"What did you do in your spare time?" asks a pupil from Cyril Jackson Primary, east London, of a Second World War navy veteran.
"We went fishing for sharks," comes the answer. "We had one shark that followed us all the way from Japan to Malaya."
The role of shark fishing in the war is part of a short podcast about HMS Belfast made by children and on show to thousands visiting London over the holidays.
There are now 15 multi-media potted guides to 17 major attractions written and produced by the capital's primary school children. The guides are on display in London and on the web as part of the BBC's Tides and Times project, carried out in partnership with the Royal Institute of British Architects London.
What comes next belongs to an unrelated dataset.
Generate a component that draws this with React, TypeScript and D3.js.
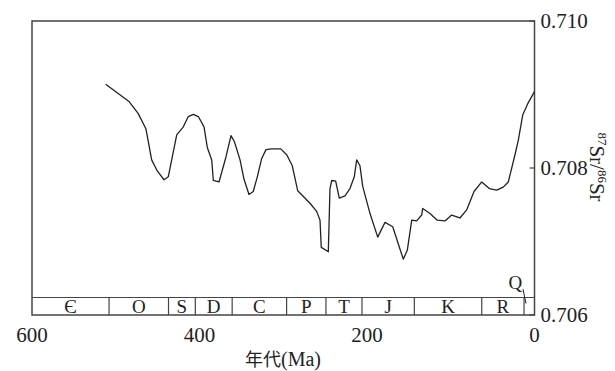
import React from "react";
import * as d3 from "d3";

const ages = [512.0, 483.8, 473.1, 463.9, 457.1, 450.4, 442.4, 437.3, 427.2, 419.3, 413.4, 407.4, 401.4, 394.6, 390.7, 385.4, 383.5, 376.7, 368.4, 362.4, 358.4, 351.6, 346.9, 340.9, 335.8, 331.0, 325.7, 320.6, 313.8, 303.0, 295.9, 289.2, 282.7, 268.1, 260.1, 256.1, 254.6, 246.2, 244.2, 242.1, 237.4, 233.1, 226.3, 220.3, 215.2, 212.3, 208.4, 205.1, 196.4, 187.2, 178.5, 169.3, 156.7, 151.9, 146.6, 140.7, 134.7, 133.5, 124.8, 116.1, 106.9, 98.9, 89.0, 81.0, 72.2, 63.0, 54.0, 45.1, 37.3, 31.3, 23.3, 19.3, 14.1, 7.4, 0];
const srRatio = [0.70914, 0.7089, 0.70874, 0.70853, 0.70811, 0.70796, 0.70784, 0.70788, 0.70845, 0.70856, 0.7087, 0.70873, 0.7087, 0.70856, 0.70828, 0.70811, 0.70783, 0.70781, 0.70815, 0.70844, 0.70836, 0.70811, 0.70785, 0.70764, 0.70768, 0.70788, 0.70813, 0.70825, 0.70826, 0.70826, 0.70818, 0.70803, 0.70769, 0.70752, 0.70741, 0.70729, 0.70692, 0.70686, 0.70772, 0.70783, 0.70782, 0.70759, 0.70762, 0.70772, 0.70788, 0.70811, 0.70803, 0.70775, 0.70738, 0.70706, 0.70726, 0.7072, 0.70676, 0.70688, 0.70729, 0.70728, 0.70736, 0.70745, 0.70738, 0.70729, 0.70728, 0.70736, 0.70732, 0.70743, 0.70768, 0.70781, 0.70772, 0.7077, 0.70774, 0.70781, 0.70818, 0.70838, 0.70872, 0.70889, 0.70904];

const periodNames = ["Є", "O", "S", "D", "C", "P", "T", "J", "K", "R", "Q"];
const periodBounds = [600, 508, 437, 405, 361, 296, 249, 206, 143.5, 63, 12.5, 0];

const xTicks = [600, 400, 200, 0];
const yTicks = [0.706, 0.708, 0.71];

const W = 615;
const H = 371;
const left = 32;
const right = 534.5;
const top = 21;
const bottom = 315;
const bandTop = 297.5;

export default function App() {
  const x = d3.scaleLinear().domain([600, 0]).range([left, right]);
  const y = d3.scaleLinear().domain([0.706, 0.71]).range([bottom, top]);
  const pts: [number, number][] = ages.map((a, i) => [a, srRatio[i]]);
  const line = d3
    .line<[number, number]>()
    .x((d) => x(d[0]))
    .y((d) => y(d[1]));
  const serif = "Liberation Serif";
  const stroke = "#444";
  const qx = x(6);
  return (
    <svg
      width={W}
      height={H}
      style={{ position: "absolute", left: 0, top: 0, background: "#fff", fontFamily: serif }}
    >
      <rect x={left} y={top} width={right - left} height={bottom - top} fill="none" stroke={stroke} strokeWidth={1.5} />
      <line x1={left} x2={right} y1={bandTop} y2={bandTop} stroke={stroke} strokeWidth={1.2} />
      {periodBounds.slice(1, -1).map((b, i) => (
        <line key={"b" + i} x1={x(b)} x2={x(b)} y1={bandTop} y2={bottom} stroke={stroke} strokeWidth={1.2} />
      ))}
      {periodNames.slice(0, -1).map((n, i) => (
        <text
          key={"p" + i}
          x={(x(periodBounds[i]) + x(periodBounds[i + 1])) / 2}
          y={bottom - 2.5}
          textAnchor="middle"
          fontSize={19}
          fill="#222"
          style={{ fontFamily: serif }}
        >
          {n}
        </text>
      ))}
      <text x={qx - 14} y={289} textAnchor="middle" fontSize={19} fill="#222" style={{ fontFamily: serif }}>
        {periodNames[periodNames.length - 1]}
      </text>
      <line x1={qx - 6.5} y1={289} x2={qx - 3.5} y2={303.5} stroke="#222" strokeWidth={1} />
      {yTicks.map((t, i) => (
        <g key={"y" + i}>
          <line x1={right - 5} x2={right} y1={y(t)} y2={y(t)} stroke={stroke} strokeWidth={1.2} />
          <text x={right + 6} y={y(t) + 7} fontSize={21} fill="#222" style={{ fontFamily: serif }}>
            {d3.format(".3f")(t)}
          </text>
        </g>
      ))}
      {xTicks.map((t, i) => (
        <text key={"x" + i} x={x(t)} y={342} textAnchor="middle" fontSize={21} fill="#222" style={{ fontFamily: serif }}>
          {t}
        </text>
      ))}
      <text x={283} y={366} textAnchor="middle" fontSize={20} fill="#222" style={{ fontFamily: serif }}>
        <tspan style={{ fontFamily: "Noto Sans CJK SC" }} fontSize={18}>年代</tspan>
        <tspan>(Ma)</tspan>
      </text>
      <text transform={`translate(590,167) rotate(90)`} textAnchor="middle" fontSize={21} fill="#222" style={{ fontFamily: serif }}>
        <tspan fontSize={13} dy={-8}>87</tspan>
        <tspan dy={8}>Sr/</tspan>
        <tspan fontSize={13} dy={-8}>86</tspan>
        <tspan dy={8}>Sr</tspan>
      </text>
      <path d={line(pts) || ""} fill="none" stroke="#222" strokeWidth={1.3} strokeLinejoin="round" />
    </svg>
  );
}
The guides are being displayed in three "pods" along the Thames, each designed by children.
More than 500 Years 5 and 6 children were involved in the project, which was free to schools. Pupils from 15 primaries visited the sites, which range from Hampton Court Palace to the Thames Barrier, and then went to the BBC 21st Century Classroom (BBC 21CC) studios in west London to make films for public display.
Sally Briggs, project manager for BBC 21CC, said: "We wanted to bring together all these attractions and the obvious link was the Thames. All the schools are within one mile of the Thames."
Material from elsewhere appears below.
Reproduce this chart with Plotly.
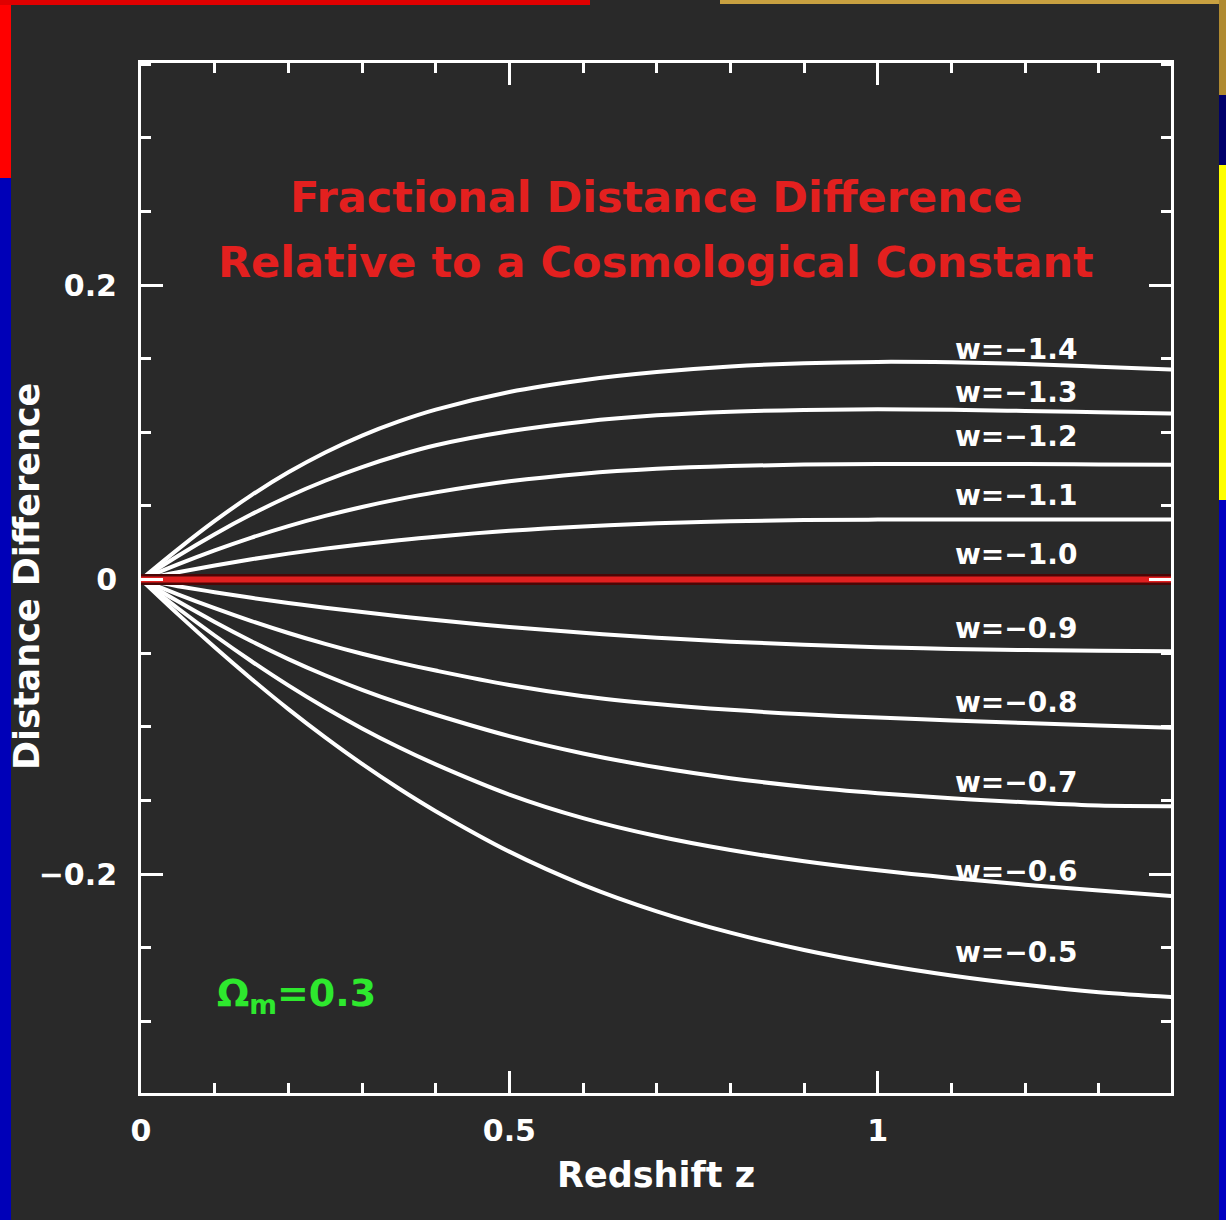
import plotly.graph_objects as go

# ---------------- data ----------------
z = [0.0, 0.05, 0.1, 0.15, 0.2, 0.25, 0.3, 0.35, 0.4, 0.5, 0.6, 0.7, 0.8, 0.9, 1.0, 1.1, 1.2, 1.3, 1.4]

w_m14 = [0.0, 0.0205, 0.0398, 0.0573, 0.0728, 0.0863, 0.0978, 0.1074, 0.1154, 0.1274, 0.1354, 0.1409, 0.1447, 0.1469, 0.1478, 0.1475, 0.1464, 0.1446, 0.1426]
w_m13 = [0.0, 0.016, 0.0308, 0.0443, 0.0564, 0.0671, 0.0764, 0.0844, 0.0912, 0.1007, 0.1072, 0.1115, 0.114, 0.1152, 0.1156, 0.1153, 0.1145, 0.1136, 0.1127]
w_m12 = [0.0, 0.0103, 0.0198, 0.0285, 0.0363, 0.0432, 0.0493, 0.0546, 0.0592, 0.0667, 0.0719, 0.0752, 0.0771, 0.0781, 0.0785, 0.0785, 0.0784, 0.0782, 0.078]
w_m11 = [0.0, 0.005, 0.0096, 0.0138, 0.0176, 0.021, 0.024, 0.0267, 0.0291, 0.0331, 0.0361, 0.0382, 0.0396, 0.0404, 0.0407, 0.0408, 0.0408, 0.0408, 0.0407]
w_m10 = [0.0] * 19
w_m09 = [0.0, -0.0045, -0.0086, -0.0124, -0.0159, -0.0191, -0.0221, -0.0249, -0.0275, -0.0322, -0.0362, -0.0395, -0.0422, -0.0443, -0.0459, -0.0471, -0.0479, -0.0484, -0.0487]
w_m08 = [0.0, -0.010, -0.0194, -0.0282, -0.0363, -0.0437, -0.0504, -0.0564, -0.0618, -0.0716, -0.0792, -0.0845, -0.0885, -0.0915, -0.0937, -0.0957, -0.0975, -0.0992, -0.1007]
w_m07 = [0.0, -0.0148, -0.0288, -0.0419, -0.054, -0.065, -0.0749, -0.0838, -0.0918, -0.1063, -0.1181, -0.1275, -0.1349, -0.1407, -0.1451, -0.1486, -0.1513, -0.1535, -0.1539]
w_m06 = [0.0, -0.0195, -0.038, -0.0555, -0.0719, -0.0871, -0.1011, -0.1139, -0.1255, -0.146, -0.162, -0.1742, -0.1837, -0.1913, -0.1975, -0.2027, -0.2072, -0.2112, -0.2150]
w_m05 = [0.0, -0.0235, -0.046, -0.0675, -0.088, -0.1072, -0.1252, -0.1419, -0.1573, -0.1848, -0.2073, -0.2253, -0.2398, -0.2516, -0.2611, -0.2689, -0.2752, -0.2802, -0.2835]

white_series = [w_m14, w_m13, w_m12, w_m11, w_m09, w_m08, w_m07, w_m06, w_m05]

label_texts = ["w=−1.4", "w=−1.3", "w=−1.2", "w=−1.1", "w=−1.0",
               "w=−0.9", "w=−0.8", "w=−0.7", "w=−0.6", "w=−0.5"]
label_y = [0.156, 0.127, 0.097, 0.057, 0.017, -0.0333, -0.0835, -0.138, -0.198, -0.253]
label_x = 1.102

title_lines = ["Fractional Distance Difference", "Relative to a Cosmological Constant"]
x_title = "Redshift z"
y_title = "Distance Difference"
omega_text = "Ω<sub>m</sub>=0.3"

x_ticks = [0, 0.5, 1]
x_ticktext = ["0", "0.5", "1"]
y_ticks = [-0.2, 0, 0.2]
y_ticktext = ["−0.2", "0", "0.2"]

# ---------------- figure ----------------
W, H = 1226, 1220
L, R, T, B = 141, 55, 63, 127
PW, PH = W - L - R, H - T - B
BG = "#292929"
FONT = "DejaVu Sans"


def px(x):
    return (x - L) / PW


def py(y):
    return (H - B - y) / PH


fig = go.Figure()

for ys in white_series:
    fig.add_trace(go.Scatter(x=z, y=ys, mode="lines",
                             line=dict(color="white", width=4, shape="spline", smoothing=1.0),
                             showlegend=False, hoverinfo="skip"))

fig.add_trace(go.Scatter(x=z, y=w_m10, mode="lines", line=dict(color="#4a0606", width=11),
                         showlegend=False, hoverinfo="skip"))
fig.add_trace(go.Scatter(x=z, y=w_m10, mode="lines", line=dict(color="#e02020", width=6),
                         showlegend=False, hoverinfo="skip"))

annotations = []
for t, yv in zip(label_texts, label_y):
    annotations.append(dict(x=label_x, y=yv, xref="x", yref="y", text="<b>" + t + "</b>", showarrow=False,
                            xanchor="left", yanchor="middle",
                            font=dict(family=FONT, size=28, color="white")))

for line, ycen in zip(title_lines, [197, 262]):
    annotations.append(dict(x=0.5, y=py(ycen), xref="paper", yref="paper", text="<b>" + line + "</b>",
                            showarrow=False, xanchor="center", yanchor="middle",
                            font=dict(family=FONT, size=43, color="#e3201f")))

annotations.append(dict(x=0.1, y=-0.2824, xref="x", yref="y", text="<b>" + omega_text + "</b>", showarrow=False,
                        xanchor="left", yanchor="middle",
                        font=dict(family=FONT, size=38, color="#2ee82e")))

annotations.append(dict(x=0.5, y=py(1175), xref="paper", yref="paper", text="<b>" + x_title + "</b>",
                        showarrow=False, xanchor="center", yanchor="middle",
                        font=dict(family=FONT, size=35, color="white")))
annotations.append(dict(x=px(27), y=py(577), xref="paper", yref="paper", text="<b>" + y_title + "</b>",
                        showarrow=False, xanchor="center", yanchor="middle", textangle=-90,
                        font=dict(family=FONT, size=35, color="white")))

strips = [
    (0, 0, 11, 178, "#ff0000"),
    (0, 178, 11, 1220, "#0000b8"),
    (0, 0, 590, 5, "#e00000"),
    (720, 0, 1226, 4, "#c8a040"),
    (1219, 0, 1226, 95, "#b08a30"),
    (1219, 95, 1226, 165, "#00006a"),
    (1219, 165, 1226, 500, "#ffff00"),
    (1219, 500, 1226, 1220, "#0000c0"),
]
shapes = []
for x0, y0, x1, y1, c in strips:
    shapes.append(dict(type="rect", xref="paper", yref="paper", x0=px(x0), x1=px(x1), y0=py(y1), y1=py(y0),
                       fillcolor=c, line=dict(width=0), layer="below"))

axis_common = dict(showgrid=False, zeroline=False, showline=True, linecolor="white", linewidth=3,
                   mirror="allticks", ticks="inside", tickcolor="white", tickwidth=3, ticklen=22,
                   automargin=False,
                   tickfont=dict(family=FONT, size=30, color="white", weight="bold"))

fig.update_layout(
    width=W, height=H,
    margin=dict(l=L, r=R, t=T, b=B, pad=0),
    paper_bgcolor=BG, plot_bgcolor=BG,
    showlegend=False,
    annotations=annotations,
    shapes=shapes,
    xaxis=dict(range=[0, 1.398], tickvals=x_ticks, ticktext=x_ticktext, ticklabelstandoff=9,
               minor=dict(dtick=0.1, tick0=0, ticks="inside", ticklen=10, tickwidth=3, tickcolor="white", showgrid=False),
               **axis_common),
    yaxis=dict(range=[-0.3487, 0.3508], tickvals=y_ticks, ticktext=y_ticktext, ticklabelstandoff=15,
               minor=dict(dtick=0.05, tick0=0, ticks="inside", ticklen=10, tickwidth=3, tickcolor="white", showgrid=False),
               **axis_common),
)

fig.write_html("out.html")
A further three primaries worked with architecture practices Alsop, Urban Salon and Amenity Space to design the pods, which are at Somerset House, the Royal Festival Hall and Southwark Cathedral, respectively.
A fourth school worked with architects SCABAL to devise a walking trail between them - marked by waving plastic hands which are half-hidden along the route.
Tarek Merlin, project architect at Alsop, worked with Christ Church primary, Chelsea. He said: "We worked out a brief with the children and messed around with bits of cardboard and string and made a load of mess.
"They prepared a pod design, built a model and went to the BBC's IT suite, where they were able to animate the model.
"We then asked them to present their designs to us, just as once when Somerset House was the home of the Navy Board, people who wanted to build ships would go there with a model to seek funding.
"One model shone out, then we applied for planning permission and worked with Facit, who built it to a limited budget and on time."